|Love th view.|
Last Saturday morning was my last chance to ride before heading out on a five day business trip. My head told me I should get the most out of our time together by working on our lateral work and my fitness/level of comfort in the saddle. My heart, however, had other ideas. "Let's go out and play in the fields," it said. The sky was overcast, it was windy, and the ground was slightly damp due to rain the night before - not the most ideal conditions. Prudence told me that it was a bad idea - we'd only been outside a couple of times due to the harsh winter we'd had, the cool temperature and the wind pretty much guaranteed I'd be sitting on a fresh horse, and we'd be alone.
So of course I decided to ride outside. I wanted my last ride before leaving to be fun, something Sug and I could both enjoy. We set off, and as soon as we left the barn Sug's head went up, her ears went forward, and off she set in a very forward and purposeful trot. I let her go, knowing that trying to curb her enthusiasm would only serve to amp her up more. Off we went, trotting up a fence line and then down the opposite hedge row. Sug tossed her head and snorted several times, letting me know she was enjoying herself.
"Wheee! This is fun! Check out my extended trot!"
Very impressive, Sug. Can we take it down a notch?
"Nope, I'm channeling my inner dressage horse. Totilas, eat my dust!"
We did trot sets in a neighboring field to build our base of fitness. At one point we startled a deer, provoking it into leaping from the hedgerow out into our path (showing again why deer are dumb - what prey animal actually jumps into the path of a potential predator????) Sug executed a high-speed leg yield, then stood glaring and snorting at the offender. (I guess we got to practice our lateral work after all.) Thankfully I stayed on during this little maneuver, though I will admit to patting my pocket and making sure my cell phone was in my pocket.
You'd think I'd take that little bit of excitement as a sign to cut our losses and head back to the barn. Nope, I decided to continue on, just because I'm a) stubborn and pigheaded and b) dumb as a box of rocks. It even started to mist a little bit, which a more intelligent being would have considered a sign from the gods to go back to the barn. Nah, I figured that at some point we might need to show in adverse conditions and that this was a great opportunity to practice dealing with this kind of a situation. Rationalization, much?
So off we headed into the next field, which was larger and better suited for longer trot sets. Sug was stilling feeling spry, and bounded up the slight grade like she was on a mission, ears perked and head swiveling back and forth. We were both enjoying the hell out of ourselves, and she kept trying to break into the canter. I held her to the trot until I was certain the ground was good and there were no holes, and then let her go.
"Finally! Hang on!"
I'm always surprised at how quick she is. She jumped into the canter and about three strides in I felt her back drop out from under me as she accelerated into a higher gear. Damn, the sound of her hooves as she ate up the ground and the feel of her powerful muscles bunching and uncoiling under me was exhilarating! I can only imagine what jockeys feel like. The wind forced tears from my eyes and made my hood flap like a flag in high winds, and I just sat up there, going with her and laughing like a loon. We repeated our efforts, running up the one long side and finishing on the short side at the top of the field, then walking down the other long side before galloping off again.

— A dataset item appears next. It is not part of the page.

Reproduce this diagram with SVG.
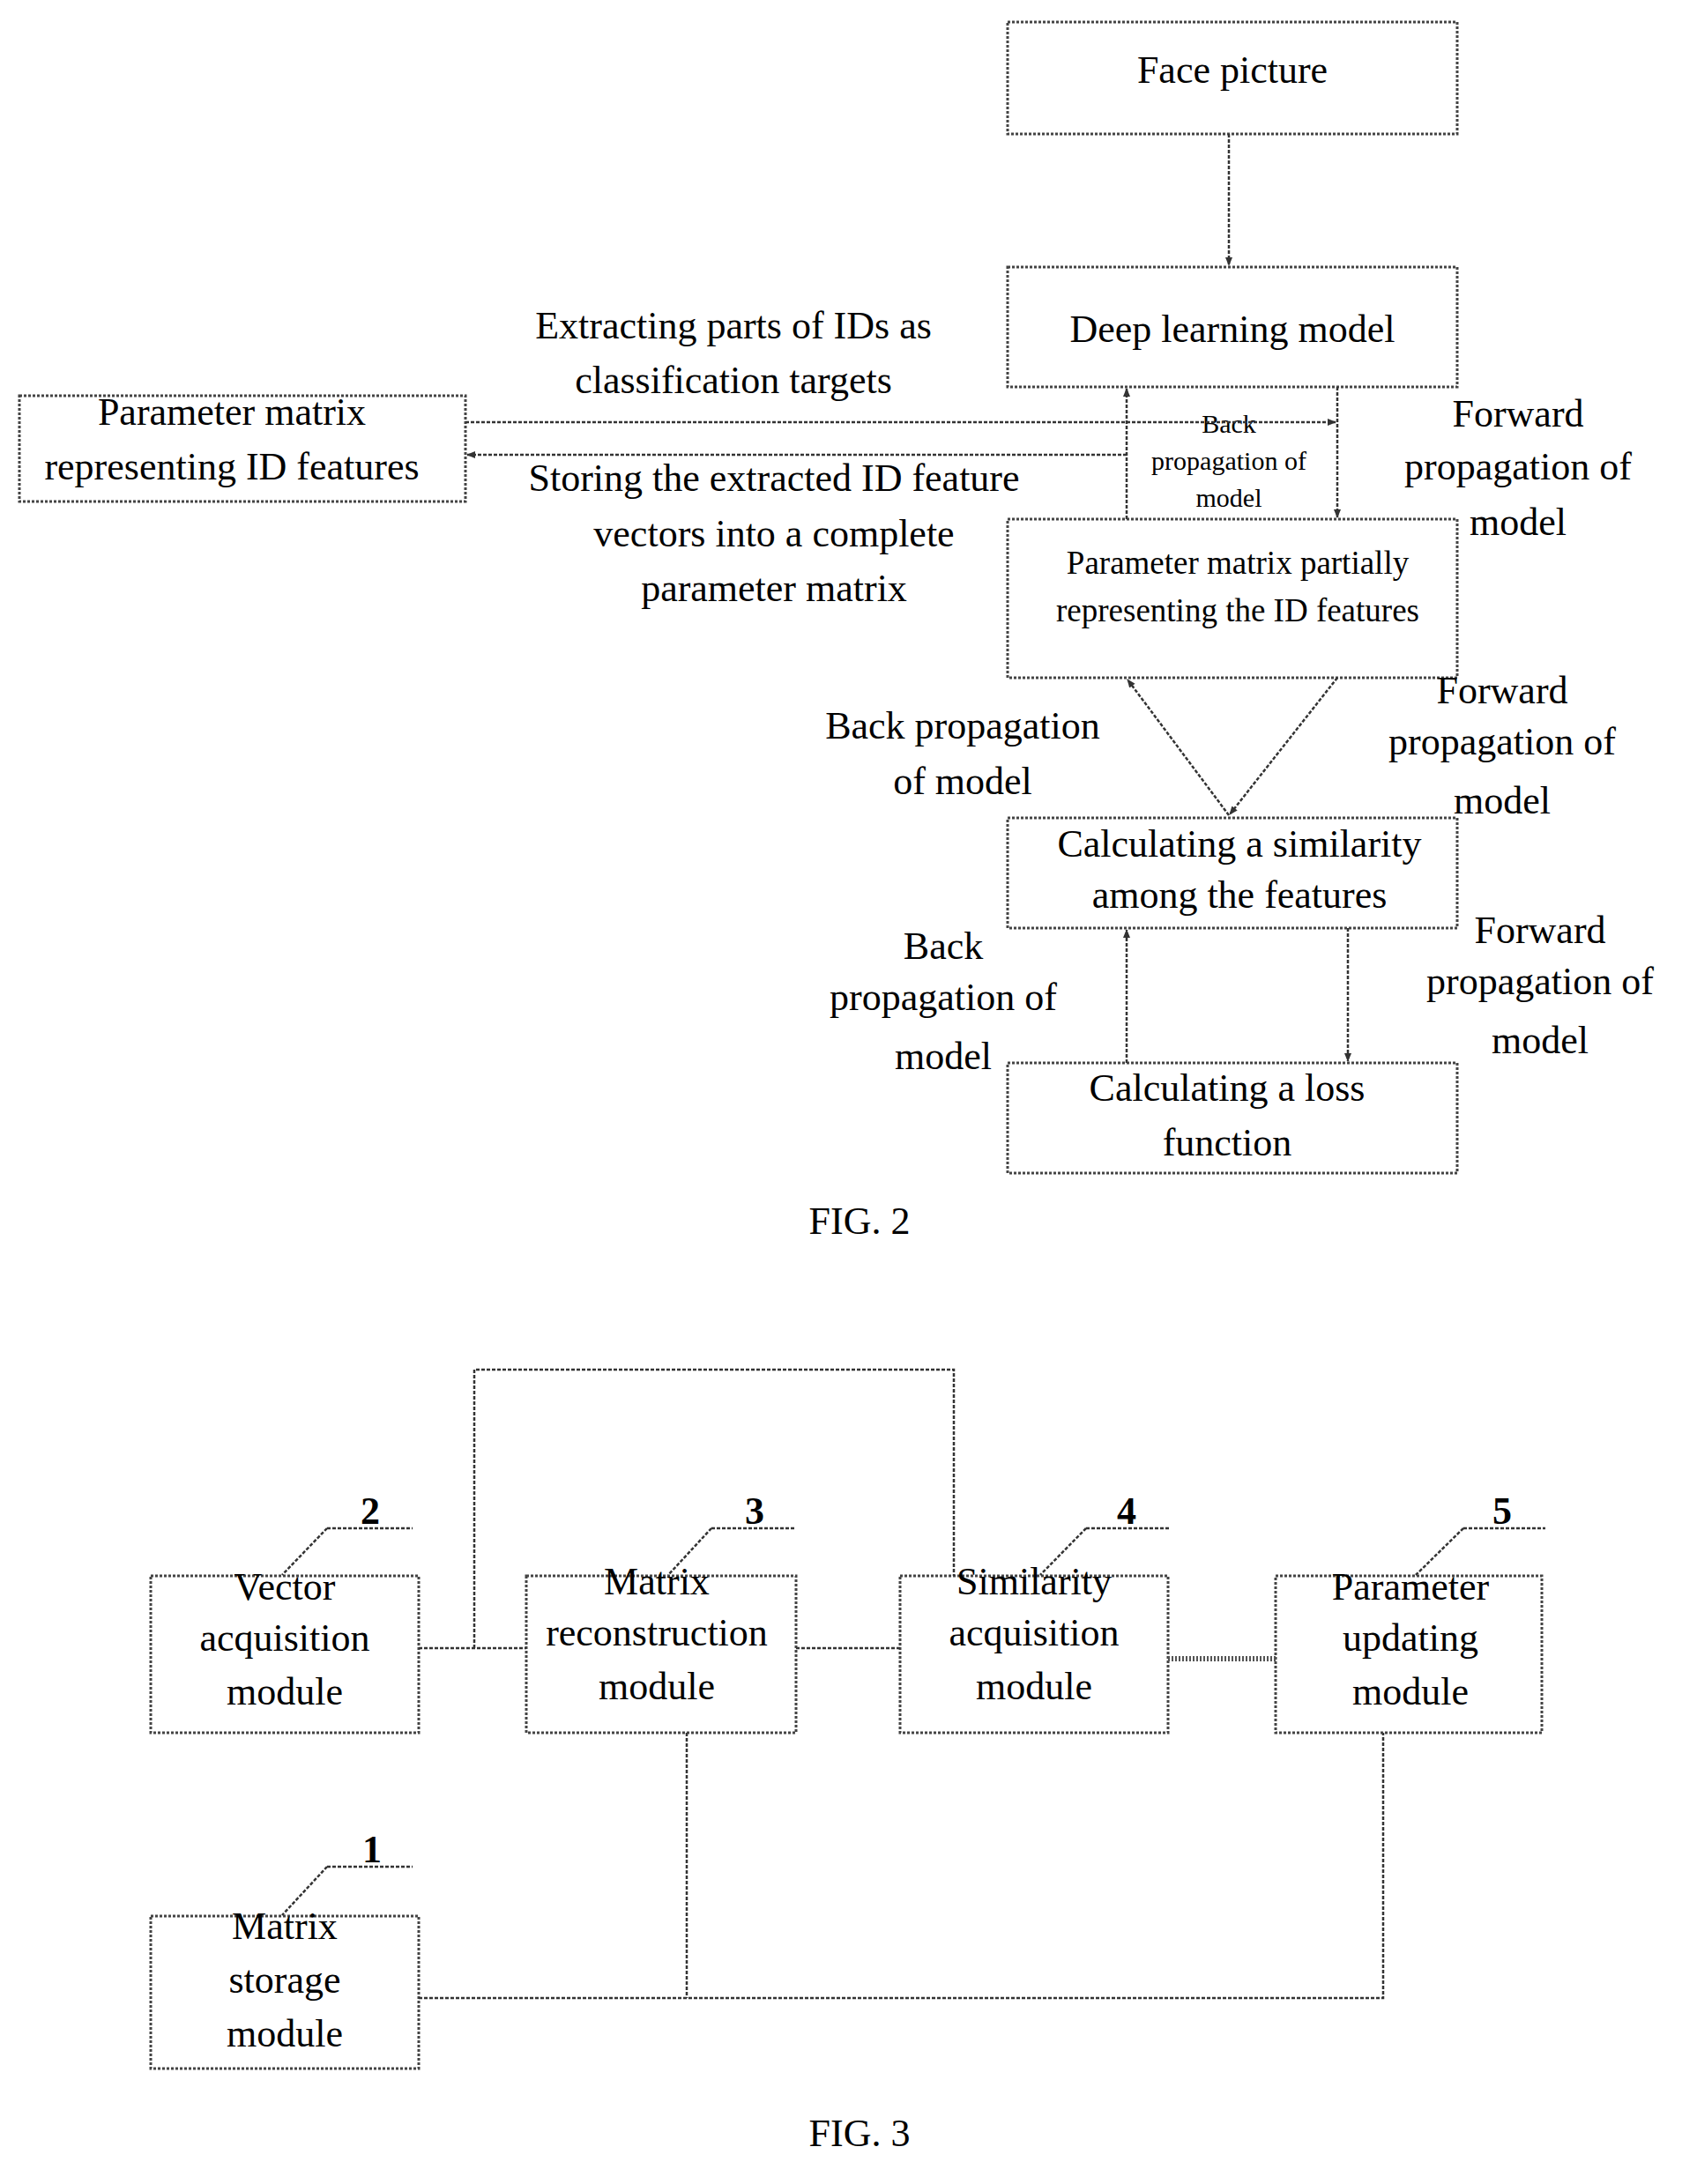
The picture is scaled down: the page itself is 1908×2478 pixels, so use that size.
<svg xmlns="http://www.w3.org/2000/svg" width="1908" height="2478" viewBox="0 0 1908 2478">
<style>
.b{fill:none;stroke:#444;stroke-width:3;stroke-dasharray:3 2}
.c{fill:none;stroke:#333;stroke-width:2.5;stroke-dasharray:4 2}
text{font-family:"Liberation Serif",serif;fill:#000;text-anchor:middle}
.t{font-size:44px}.m{font-size:37px}.s{font-size:30px}.n{font-size:44px;font-weight:bold}
</style>
<defs><marker id="a" markerWidth="10" markerHeight="10" refX="9" refY="5" orient="auto" markerUnits="userSpaceOnUse"><path d="M0,1 L10,5 L0,9 z" fill="#333"/></marker></defs>
<rect width="1908" height="2478" fill="#fff"/>
<g id="face"><rect class="b" x="1143" y="25" width="510" height="127"/><text class="t" x="1398" y="94">Face picture</text></g>
<g id="deep"><rect class="b" x="1143" y="303" width="510" height="136"/><text class="t" x="1398" y="388">Deep learning model</text></g>
<g id="idmatrix"><rect class="b" x="22" y="449" width="506" height="120"/><text class="t" x="263" y="482">Parameter matrix</text><text class="t" x="263" y="544">representing ID features</text></g>
<g id="partial"><rect class="b" x="1143" y="589" width="510" height="180"/><text class="m" x="1404" y="651">Parameter matrix partially</text><text class="m" x="1404" y="705">representing the ID features</text></g>
<g id="sim"><rect class="b" x="1143" y="928" width="510" height="125"/><text class="t" x="1406" y="972">Calculating a similarity</text><text class="t" x="1406" y="1030">among the features</text></g>
<g id="loss"><rect class="b" x="1143" y="1206" width="510" height="125"/><text class="t" x="1392" y="1249">Calculating a loss</text><text class="t" x="1392" y="1311">function</text></g>
<g id="labels2">
<text class="t" x="832" y="384">Extracting parts of IDs as</text><text class="t" x="832" y="446">classification targets</text>
<text class="t" x="878" y="557">Storing the extracted ID feature</text><text class="t" x="878" y="620">vectors into a complete</text><text class="t" x="878" y="682">parameter matrix</text>
<text class="t" x="1722" y="484">Forward</text><text class="t" x="1722" y="544">propagation of</text><text class="t" x="1722" y="607">model</text>
<text class="s" x="1394" y="491">Back</text><text class="s" x="1394" y="533">propagation of</text><text class="s" x="1394" y="575">model</text>
<text class="t" x="1092" y="838">Back propagation</text><text class="t" x="1092" y="901">of model</text>
<text class="t" x="1704" y="798">Forward</text><text class="t" x="1704" y="856">propagation of</text><text class="t" x="1704" y="923">model</text>
<text class="t" x="1070" y="1088">Back</text><text class="t" x="1070" y="1146">propagation of</text><text class="t" x="1070" y="1213">model</text>
<text class="t" x="1747" y="1070">Forward</text><text class="t" x="1747" y="1128">propagation of</text><text class="t" x="1747" y="1195">model</text>
<text class="t" x="975" y="1400">FIG. 2</text>
</g>
<g id="connectors2">
<path class="c" d="M1394,152 V301" marker-end="url(#a)"/>
<path class="c" d="M528,479 H1515" marker-end="url(#a)"/>
<path class="c" d="M1517,439 V587" marker-end="url(#a)"/>
<path class="c" d="M1278,589 V441" marker-end="url(#a)"/>
<path class="c" d="M1278,516 H530" marker-end="url(#a)"/>
<path class="c" d="M1394,925 L1279,771" marker-end="url(#a)"/>
<path class="c" d="M1517,769 L1395,924" marker-end="url(#a)"/>
<path class="c" d="M1278,1206 V1055" marker-end="url(#a)"/>
<path class="c" d="M1529,1053 V1204" marker-end="url(#a)"/>
</g>
<g id="m2"><rect class="b" x="171" y="1788" width="304" height="178"/><text class="t" x="323" y="1815">Vector</text><text class="t" x="323" y="1873">acquisition</text><text class="t" x="323" y="1934">module</text></g>
<g id="m3"><rect class="b" x="597" y="1788" width="306" height="178"/><text class="t" x="745" y="1809">Matrix</text><text class="t" x="745" y="1867">reconstruction</text><text class="t" x="745" y="1928">module</text></g>
<g id="m4"><rect class="b" x="1021" y="1788" width="304" height="178"/><text class="t" x="1173" y="1809">Similarity</text><text class="t" x="1173" y="1867">acquisition</text><text class="t" x="1173" y="1928">module</text></g>
<g id="m5"><rect class="b" x="1447" y="1788" width="302" height="178"/><text class="t" x="1600" y="1815">Parameter</text><text class="t" x="1600" y="1873">updating</text><text class="t" x="1600" y="1934">module</text></g>
<g id="m1"><rect class="b" x="171" y="2174" width="304" height="173"/><text class="t" x="323" y="2200">Matrix</text><text class="t" x="323" y="2261">storage</text><text class="t" x="323" y="2322">module</text></g>
<g id="refs">
<text class="n" x="420" y="1729">2</text><path class="c" d="M371,1734 H468 M371,1734 L320,1787"/>
<text class="n" x="856" y="1729">3</text><path class="c" d="M807,1734 H903 M807,1734 L758,1787"/>
<text class="n" x="1278" y="1729">4</text><path class="c" d="M1232,1734 H1327 M1232,1734 L1180,1787"/>
<text class="n" x="1704" y="1729">5</text><path class="c" d="M1660,1734 H1753 M1660,1734 L1606,1787"/>
<text class="n" x="422" y="2113">1</text><path class="c" d="M371,2118 H468 M371,2118 L320,2173"/>
<text class="t" x="975" y="2435">FIG. 3</text>
</g>
<g id="connectors3">
<path class="c" d="M475,1870 H597 M538,1870 V1554 H1082 V1788 M903,1870 H1021"/>
<path fill="none" stroke="#555" stroke-width="6" stroke-dasharray="2 2" d="M1325,1882 H1447"/>
<path class="c" d="M779,1966 V2267 M475,2267 H1569 V1966"/>
</g>
</svg>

We did this a couple times until I decided to call it a day, wanting to end on a good note and before she got tired and we risked a potential injury. Madame Mare was all kinds of full of herself as we jogged back to the barn. (I wanted to walk, but Sug used the power of the Rider Override to veto my request).

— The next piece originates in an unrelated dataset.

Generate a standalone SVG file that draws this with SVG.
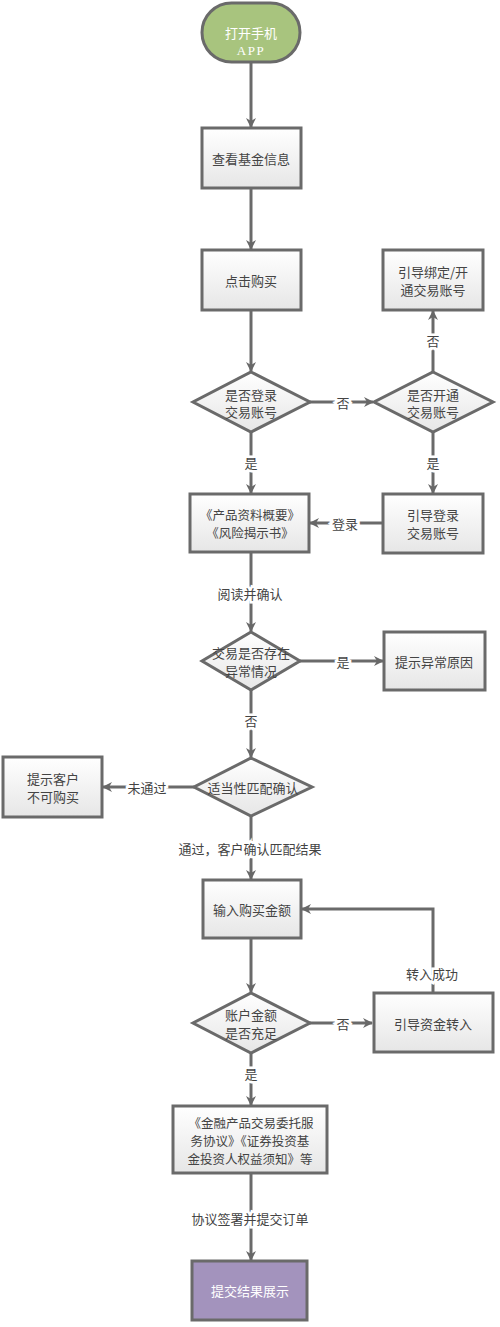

"Did you see me back there?? Did you see how fast I was going? I was on fire!!! Suck my dust, suckers! Can't catch The Sug, baby!"

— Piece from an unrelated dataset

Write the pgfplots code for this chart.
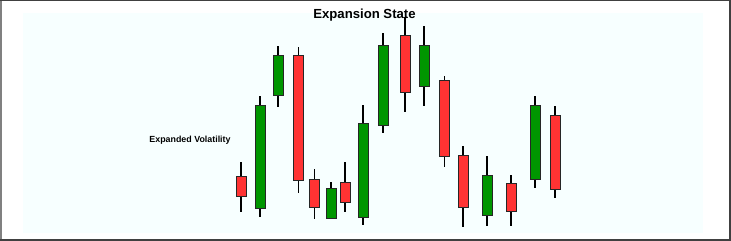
\documentclass[border=0pt]{standalone}
\usepackage{pgfplots}
\pgfplotsset{compat=1.18}
\usepackage{pgfplotstable}
\usepackage{fontspec}
\setmainfont{Liberation Sans}
\definecolor{bgc}{RGB}{247,255,255}
\definecolor{upc}{RGB}{0,150,0}
\definecolor{dnc}{RGB}{255,51,51}
\definecolor{frameL}{RGB}{128,128,128}
\definecolor{frameD}{RGB}{64,64,64}
% bullish candles: open < close
\pgfplotstableread{
x o h l c
260 33 145 24 135
278 146 195 134 185
331 23 59 23 52
363 24 136 16 117
383 116 208 108 195
424 155 215 135 195
487 26 85 15 65
535 62 145 53 135
}\greens
% bearish candles: open > close
\pgfplotstableread{
x o h l c
241 64 79 29 45
298.5 185 194 48 61
314.5 61 72 22 34
345 58 79 29 39
405 205 224 129 149
444.5 160 165 74 85
463 85 95 14 34
511 57 66 15 30
555 125 135 43 52
}\reds
\pgfplotsset{
  wick/.style={draw=none, mark=none, forget plot,
    error bars/.cd, y dir=both, y explicit, error mark=none,
    error bar style={draw=black, line width=1.1bp}},
  bodyline/.style={draw=none, mark=none, forget plot,
    error bars/.cd, y dir=both, y explicit, error mark=none,
    error bar style={draw=black!85, line width=11bp}},
  bodyfill/.style={draw=none, mark=none, forget plot,
    error bars/.cd, y dir=both, y explicit, error mark=none,
    error bar style={draw=#1, line width=9bp}},
}
\begin{document}
\begin{tikzpicture}
\path[use as bounding box] (0,0) rectangle (731bp,241bp);
\fill[white] (0,0) rectangle (731bp,241bp);
\fill[bgc] (23bp,8bp) rectangle (702.5bp,228bp);
\begin{axis}[at={(23bp,8bp)}, anchor=south west, scale only axis,
  width=679.5bp, height=220bp, xmin=23, xmax=702.5, ymin=8, ymax=228,
  hide axis, clip=false]
% wicks
\addplot[wick] table[x=x, y expr={(\thisrow{h}+\thisrow{l})/2}, y error expr={(\thisrow{h}-\thisrow{l})/2}] {\greens};
\addplot[wick] table[x=x, y expr={(\thisrow{h}+\thisrow{l})/2}, y error expr={(\thisrow{h}-\thisrow{l})/2}] {\reds};
% body outlines
\addplot[bodyline] table[x=x, y expr={(\thisrow{o}+\thisrow{c})/2}, y error expr={abs(\thisrow{c}-\thisrow{o})/2+1}] {\greens};
\addplot[bodyline] table[x=x, y expr={(\thisrow{o}+\thisrow{c})/2}, y error expr={abs(\thisrow{c}-\thisrow{o})/2+1}] {\reds};
% bodies
\addplot[bodyfill=upc] table[x=x, y expr={(\thisrow{o}+\thisrow{c})/2}, y error expr={abs(\thisrow{c}-\thisrow{o})/2}] {\greens};
\addplot[bodyfill=dnc] table[x=x, y expr={(\thisrow{o}+\thisrow{c})/2}, y error expr={abs(\thisrow{c}-\thisrow{o})/2}] {\reds};
\node[font=\bfseries\fontsize{8.9}{10}\selectfont, anchor=base] at (axis cs:190,98.7) {Expanded Volatility};
\end{axis}
\node[font=\bfseries\fontsize{13.2}{15}\selectfont, anchor=base] at (364.5bp,222.5bp) {Expansion State};
\draw[frameL, line width=2.2bp] (1.1bp,0) -- (1.1bp,241bp);
\draw[frameD, line width=1.4bp] (0,240.3bp) -- (731bp,240.3bp);
\draw[frameD, line width=1.4bp] (729.8bp,0) -- (729.8bp,241bp);
\draw[frameD, line width=1.4bp] (0,0.8bp) -- (731bp,0.8bp);
\end{tikzpicture}
\end{document}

Madame Mare trash- talked the entire way back to the barn, shaking her head and breaking into the occasional passage as she kept up with her own ESPN highlight reel, completely forgetting she was an 18-year-old warmblood and not a three-year-old Kentucky Derby prospect. I have to admit, I was feeling pretty darn good about my world as well.
Sure, we all need those days of serious ring work, but there's definitely something to be said for 'cowboying up' and going out for a good old-fashioned pipe-cleaner.